I must have done as far as that tiny Irish sparrow of a woman of the World Champs walk (What is the point of the Walk any road? Why race at a pace that's less fast than you could go if you ran?)

Then came the great moment - Flintoff's moment. The moment when Fred became the Pratt of the 2009 Ashes. He stooped low, somehow flexing the damaged knee enough, and whanged it into the stumps like he was skimming a stone across a lake (I bet Fred's a good skimmer. I managed an eleven once on a beach in Kent. If Flintoff tried that they'd be ducking in Calais.)
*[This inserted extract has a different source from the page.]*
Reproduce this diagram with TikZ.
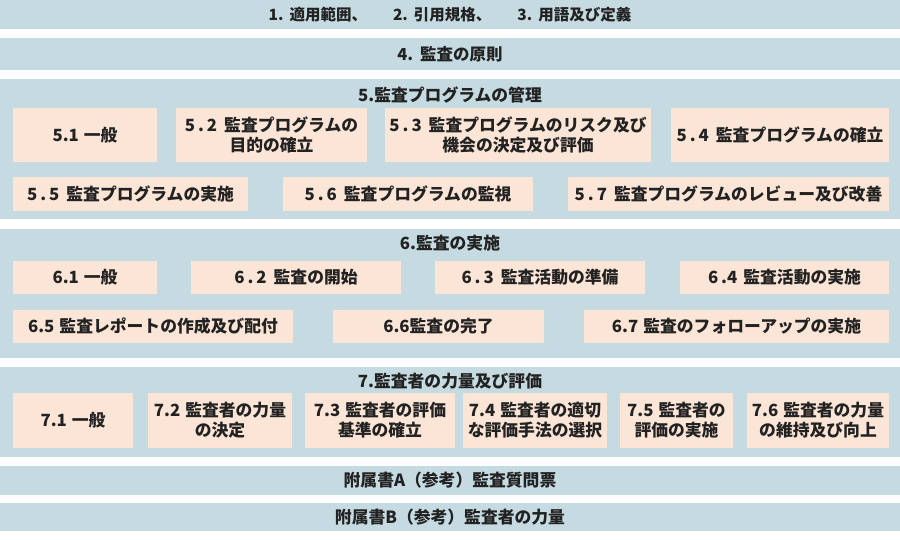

Then there was the gesture, arms outstretched like he was on a vertical sun-lounger. Of course Flintoff had to have his impact somewhere - it was as appropriate as the sponsor on Paul Hart's shirt ('Jobsite' - reckon he'll be needing that soon, don't you?)

Andrew Flintoff

After the potty dismissal of Clarke, which had more ricochets in it than a Lampard thirty-yarder, and North's top stumping by Prior there followed another great bout of pacing by yours truly during Haddin's innings. My antsiness wasn't helped one bit by a pub debate about whether Flintoff was great or just dead good.

I was having none of it. People who only look at record books to find out whether a sportsman did anything much need to remind themselves not of the numbers but of the moments.
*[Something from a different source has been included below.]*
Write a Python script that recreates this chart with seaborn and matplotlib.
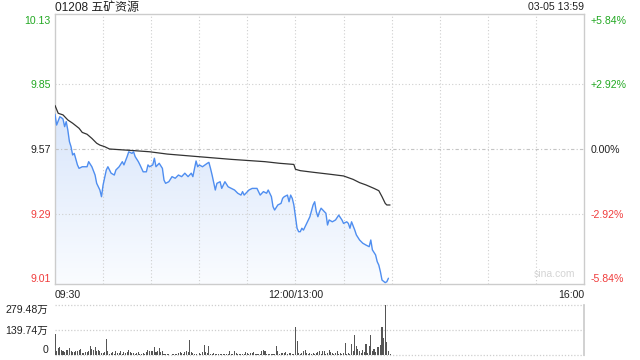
import matplotlib
matplotlib.use("Agg")
import numpy as np
import pandas as pd
import matplotlib.pyplot as plt
import seaborn as sns
from matplotlib.colors import LinearSegmentedColormap

# ---------------- data ----------------
title_text = "01208 五矿资源"
date_text = "03-05 13:59"
prev_close = 9.57

# minute index from 09:30 (lunch break 12:00-13:00 removed; 13:00 = 150)
price_min = [0, 1, 3, 4, 5, 6, 7, 8, 9, 10, 11, 12, 14, 15, 17, 20, 21, 23, 25, 26,
             28, 29, 30, 32, 33, 35, 37, 38, 40, 42, 43, 45, 46, 48, 49, 50, 52, 53, 55, 57,
             58, 59, 61, 62, 63, 65, 67, 68, 69, 71, 73, 75, 77, 79, 81, 83, 85, 86, 88, 89,
             90, 92, 95, 96, 97, 98, 100, 101, 103, 104, 106, 108, 110, 112, 114, 116, 117, 118, 121, 123,
             126, 128, 130, 132, 133, 135, 136, 137, 139, 141, 142, 143, 145, 146, 147, 148, 149, 150, 151, 152,
             153, 154, 155, 157, 159, 161, 162, 163, 164, 165, 166, 168, 169, 170, 171, 173, 175, 177, 179, 180,
             182, 183, 184, 185, 187, 188, 190, 192, 194, 196, 197, 198, 200, 201, 202, 203, 204, 206, 207, 208]
price_val = [9.721, 9.674, 9.710, 9.706, 9.700, 9.667, 9.689, 9.652, 9.602, 9.580, 9.544, 9.551, 9.501, 9.486, 9.493, 9.493, 9.515, 9.493, 9.457, 9.421,
             9.392, 9.363, 9.414, 9.479, 9.493, 9.465, 9.457, 9.479, 9.493, 9.515, 9.501, 9.537, 9.558, 9.551, 9.558, 9.537, 9.515, 9.501, 9.471, 9.471,
             9.501, 9.493, 9.501, 9.530, 9.493, 9.508, 9.486, 9.435, 9.421, 9.428, 9.450, 9.443, 9.457, 9.450, 9.465, 9.450, 9.465, 9.450, 9.518, 9.493,
             9.501, 9.493, 9.508, 9.512, 9.486, 9.457, 9.392, 9.421, 9.428, 9.399, 9.428, 9.406, 9.399, 9.392, 9.378, 9.370, 9.385, 9.370, 9.392, 9.399,
             9.399, 9.370, 9.385, 9.378, 9.392, 9.363, 9.320, 9.305, 9.327, 9.334, 9.356, 9.363, 9.370, 9.341, 9.370, 9.356, 9.327, 9.276, 9.226, 9.211,
             9.211, 9.226, 9.218, 9.247, 9.276, 9.327, 9.341, 9.298, 9.276, 9.298, 9.313, 9.298, 9.291, 9.240, 9.262, 9.254, 9.262, 9.283, 9.262, 9.247,
             9.254, 9.247, 9.226, 9.254, 9.218, 9.197, 9.175, 9.161, 9.153, 9.146, 9.175, 9.132, 9.110, 9.081, 9.066, 9.037, 9.001, 8.990, 8.994, 9.009]

avg_min = [0, 2, 5, 8, 11, 15, 17, 20, 23, 26, 28, 31, 34, 49, 59, 70, 89, 110, 131, 140,
           149, 150, 153, 161, 172, 180, 186, 190, 194, 199, 202, 204, 206, 207, 209]
avg_val = [9.759, 9.725, 9.718, 9.696, 9.682, 9.660, 9.642, 9.634, 9.616, 9.595, 9.587, 9.580, 9.570, 9.563, 9.558, 9.548, 9.537, 9.525, 9.515, 9.508,
           9.503, 9.482, 9.476, 9.469, 9.460, 9.453, 9.438, 9.424, 9.414, 9.399, 9.389, 9.363, 9.334, 9.327, 9.327]

# volume per minute (万股), minute 0 .. 209
volume = [117, 24, 37, 47, 28, 24, 15, 30, 28, 39,
          20, 15, 15, 20, 24, 30, 34, 9, 11, 15,
          15, 20, 52, 34, 28, 43, 24, 28, 20, 9,
          9, 15, 89, 24, 6, 9, 15, 6, 20, 9,
          11, 20, 6, 15, 9, 15, 30, 15, 9, 9,
          6, 9, 15, 6, 6, 9, 6, 15, 28, 24,
          20, 24, 43, 15, 24, 39, 15, 20, 6, 4,
          4, 4, 2, 4, 4, 4, 4, 9, 15, 9,
          6, 15, 20, 15, 86, 15, 9, 6, 6, 2,
          9, 6, 15, 58, 15, 9, 48, 6, 6, 9,
          6, 4, 4, 4, 4, 4, 4, 4, 4, 24,
          4, 6, 20, 9, 4, 4, 4, 4, 4, 19,
          9, 6, 9, 11, 15, 6, 4, 4, 4, 24,
          30, 20, 4, 6, 4, 6, 4, 6, 48, 24,
          6, 9, 11, 11, 15, 6, 11, 11, 6, 4,
          158, 80, 9, 6, 9, 20, 30, 11, 6, 9,
          6, 9, 6, 11, 15, 24, 6, 24, 24, 6,
          9, 30, 15, 9, 6, 9, 24, 6, 9, 6,
          11, 65, 6, 9, 6, 61, 20, 110, 52, 34,
          20, 11, 28, 15, 61, 9, 52, 110, 20, 34,
          15, 47, 47, 58, 155, 93, 279.48, 71, 20, 6]

total_minutes = 330
left_ticks = [10.13, 9.85, 9.57, 9.29, 9.01]
left_labels = ["10.13", "9.85", "9.57", "9.29", "9.01"]
right_labels = ["+5.84%", "+2.92%", "0.00%", "-2.92%", "-5.84%"]
x_tick_pos = [0, 150, 330]
x_tick_labels = ["09:30", "12:00/13:00", "16:00"]
vol_ticks = [0, 139.74, 279.48]
vol_labels = ["0", "139.74万", "279.48万"]

# ---------------- style ----------------
sns.set_theme(style="white")
plt.rcParams["font.family"] = ["Liberation Sans", "Noto Sans CJK SC", "DejaVu Sans"]

GREEN = "#22a822"
RED = "#f03c3c"
BLACK = "#222222"
BLUE = "#4f8ef0"
GRID = "#cfcfcf"
FRAME = "#cccccc"
label_colors = [GREEN, GREEN, BLACK, RED, RED]
FS = 7.6

W, H = 640, 360
fig = plt.figure(figsize=(W / 100, H / 100), dpi=100)
fig.patch.set_facecolor("white")


def rect(l, t, r, b):
    return [l / W, 1 - b / H, (r - l) / W, (b - t) / H]


ax = fig.add_axes(rect(55, 14, 584, 284))
axv = fig.add_axes(rect(55, 305, 584, 355))

ylo, yhi = 8.984, 10.156

df_p = pd.DataFrame({"minute": price_min, "price": price_val})
df_a = pd.DataFrame({"minute": avg_min, "avg": avg_val})

# gradient area under the price line
poly = ax.fill_between(df_p["minute"], df_p["price"], ylo, color="none", lw=0)
grad = np.linspace(0, 1, 256).reshape(-1, 1)
cmap = LinearSegmentedColormap.from_list("g", ["#fafcff", "#d9e6fb"])
im = ax.imshow(grad, extent=[0, max(price_min), ylo, max(price_val)], origin="lower",
               cmap=cmap, aspect="auto", zorder=1, interpolation="bilinear")
im.set_clip_path(poly.get_paths()[0], transform=ax.transData)

sns.lineplot(data=df_a, x="minute", y="avg", ax=ax, color="#333333", lw=0.9, zorder=4)
sns.lineplot(data=df_p, x="minute", y="price", ax=ax, color=BLUE, lw=1.0, zorder=5)

ax.set_xlim(0, total_minutes)
ax.set_ylim(ylo, yhi)
ax.set_xlabel("")
ax.set_ylabel("")

# grid
for m in range(30, total_minutes, 30):
    ax.axvline(m, color=GRID, lw=0.8, ls=(0, (1, 2)), zorder=2)
for v in [9.85, 9.29]:
    ax.axhline(v, color=GRID, lw=0.8, ls=(0, (1, 2)), zorder=2)
ax.axhline(prev_close, color="#c4c4c4", lw=0.8, ls=(0, (3, 2, 1, 2)), zorder=2)

for s in ax.spines.values():
    s.set_color(FRAME)
    s.set_linewidth(1.0)

ax.set_yticks(left_ticks)
ax.set_yticklabels(left_labels)
for lab, c in zip(ax.get_yticklabels(), label_colors):
    lab.set_color(c)
ax.tick_params(axis="y", length=0, pad=3, labelsize=FS)

ax.set_xticks(x_tick_pos)
ax.set_xticklabels(x_tick_labels)
xl = ax.get_xticklabels()
xl[0].set_horizontalalignment("left")
xl[2].set_horizontalalignment("right")
for lab in xl:
    lab.set_color(BLACK)
ax.tick_params(axis="x", length=0, pad=4, labelsize=FS)

axr = ax.twinx()
axr.set_ylim(ylo, yhi)
axr.set_yticks(left_ticks)
axr.set_yticklabels(right_labels)
for lab, c in zip(axr.get_yticklabels(), label_colors):
    lab.set_color(c)
axr.tick_params(axis="y", length=0, pad=4.5, labelsize=FS)
for s in axr.spines.values():
    s.set_visible(False)
axr.grid(False)

ax.text(0.945, 0.02, "sina.com", transform=ax.transAxes, ha="center", va="bottom",
        color="#d4d4d4", fontsize=7.5)

fig.text(55 / W, 1 - 7.5 / H, title_text, ha="left", va="center", fontsize=8.6, color=BLACK)
fig.text(584 / W, 1 - 7.5 / H, date_text, ha="right", va="center", fontsize=FS, color=BLACK)

# ---------------- volume ----------------
df_v = pd.DataFrame({"minute": np.arange(len(volume)), "vol": volume})
sns.barplot(data=df_v, x="minute", y="vol", ax=axv, native_scale=True, color="#555555",
            width=0.65, errorbar=None, saturation=1, linewidth=0)
axv.set_xlim(0, total_minutes)
axv.set_ylim(0, vol_ticks[-1])
axv.set_xlabel("")
axv.set_ylabel("")
axv.set_xticks([])
for v in vol_ticks:
    axv.axhline(v, color=GRID, lw=0.9, ls=(0, (1, 1.5)), zorder=0, clip_on=False)
for k, s in axv.spines.items():
    s.set_visible(k == "right")
axv.spines["right"].set_color(FRAME)
axv.set_yticks(vol_ticks)
axv.set_yticklabels(vol_labels)
axv.tick_params(axis="y", length=0, pad=5, labelsize=FS, labelcolor=BLACK)
vl = axv.get_yticklabels()
vl[0].set_verticalalignment("bottom")
vl[2].set_verticalalignment("top")
axv.grid(False)

fig.savefig("out.png", dpi=100, facecolor="white")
I saw Fred's 167 at Edgbaston v the Windies. The opposition were rank but he clonked the ball about the place like a headmaster clipping some idle schoolboys about the ears. Brilliant. And there's that thundering bowling, not least at Lord's this year.

Fact is, he did that thing that very few players ever get to do. He emptied the beer-tents. The amount of times I've seen a local office worker extend a lunch break cos Fred had the bat or ball in his hand. Not sure you'd get that second pint in if, say, Collingwood or Clarke was in.

The point is not that Flintoff is the best cricketer we've ever had - he's not - but he's not one you forget too easily. Sport needs its plodders, its quiet accumulators of runs or caps or goals or titles. But you need your Freds even more.

So you doubters can tot up all the figures you like but if sport was all about accountancy you'd never watch any of it, would you?

Having said that, without the quiet accumulator that is Andrew Strauss, England and Freddie wouldn't be celebrating anything. His batting has been downright brilliant and his captaincy has been top-notch too. To get such a top performance from a side that was so pants at Headingley was pretty remarkable and a big V-sign to them twerps who were touting Ramps and Key for a recall. Ahem. That's me then.

The wife's put the DVD on the Christmas list, I'm pleased to say. It's been a wonderful series. A bit schizoid but brilliant. And the Aussies would still hold them Ashes if they'd only bowled out Monty Panesar in Cardiff, something that most of us could have done. And that, at the end of the day, is HILARIOUS!

So no open-top bus this year. No street parade. No niddled chinking of glasses with the PM. No pie-eyed men-mountains tottering like wounded Godzillas and slurring through the longest post-match party celebration in recent history. Just a thanks to the fates and a hope that a Fredless England can do it over there in 2010-11.

Farewell, Mr Flintoff. As Strauss said - you'll be missed.